Stockpiling refers to the practice of selecting certain pastures in the late summer where forages are saved or stockpiled for grazing at a later time. These pastures are then managed with the intent of using them late in the season for winter grazing. These stockpiled forages can extend the grazing season for several more months and reduce the amount of hay needed.

A major consideration in the selection of pastures to be stockpiled is the growth characteristics of the forage grass species.  Certain cool season perennial forage  grasses, such as Reed Canarygrass, are very sensitive to day length and night time temperatures.  As days get shorter in early October, the plant ceases to grow and rapidly loses forage quality.  Orchardgrass continues to develop in the fall, but shading and leaf diseases quickly degrade lower plant leaves.  Perennial pasture grasses such as tall fescue, bromegrass, and ryegrass are forage grass species having characteristics that favor fall growth and development.

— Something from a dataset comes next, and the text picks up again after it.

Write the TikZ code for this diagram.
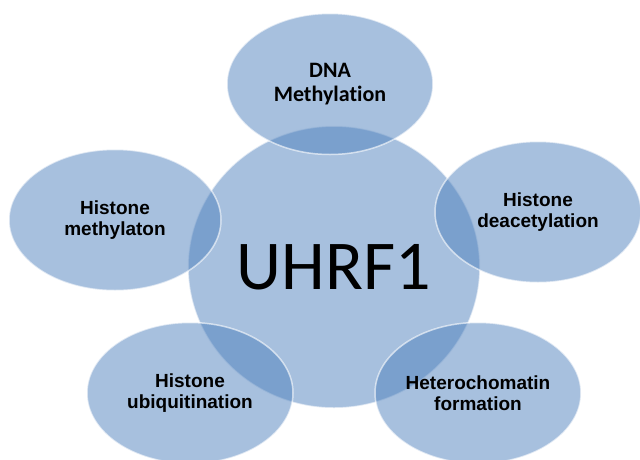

Annual forages such as triticale, and rye can also be used effectively to offer extended grazing in the fall and winter on crop lands.

 

Endophyte-free tall fescue is perhaps the best perennial forage grass suited to stockpiling.  Tall fescue produces a high yield of forage over a relatively short period of time, responding well and quickly to nitrogen fertilization.  Tall fescue does not lose its leaves and can retain forage quality even under snow cover.  It is a tough coarse leafed grass that is not as adversely affected by cold freezing temperatures as many other forages.

To stockpile cool season perennial forage grasses, animals should be removed from these pastures from mid- to-late August through late October. Fertilizing with 50 to 100 pounds per acre of actual nitrogen or use a more complete fertilizer, containing nitrogen, phosphorus and potassium, will provide the nutrients necessary to maximize growth and development during this time period.  Then begin strip grazing or rotating the livestock through small areas of the pasture in the fall after a hard frost.

There are many different ways of managing stockpiled forages to extend the length of the grazing season.  Strip or limited grazing is one of the best ways of using these stockpiled forages because it forces animals to eat rather quickly while on the pasture.  This allows for most efficient use of the forage, and reduces trampling losses in the grazing area.

Just as planning ahead is important for fall grazing, stockpiling will require advanced consideration of grazing plans for next spring.  Keep in mind that by accumulating vegetative growth in the fall for stockpiling, it will reduce tiller

formation because of competition for light.  This may also cause poor winter survival under hard winter conditions, and slow recovery next spring on heavily grazed pastures.  You also need to plan ahead and keep one or two pastures in reserve for early spring grazing to stagger the spring flush of grass and allow extra time for those late fall grazed pastures to recover.  Those pastures grazed latest into the fall before dormancy, will be slowest to recover in the spring. Stockpiling forages for use later in the winter is practiced throughout much of the country. It is an effective way of reducing the purchase of costly supplemental winter feed.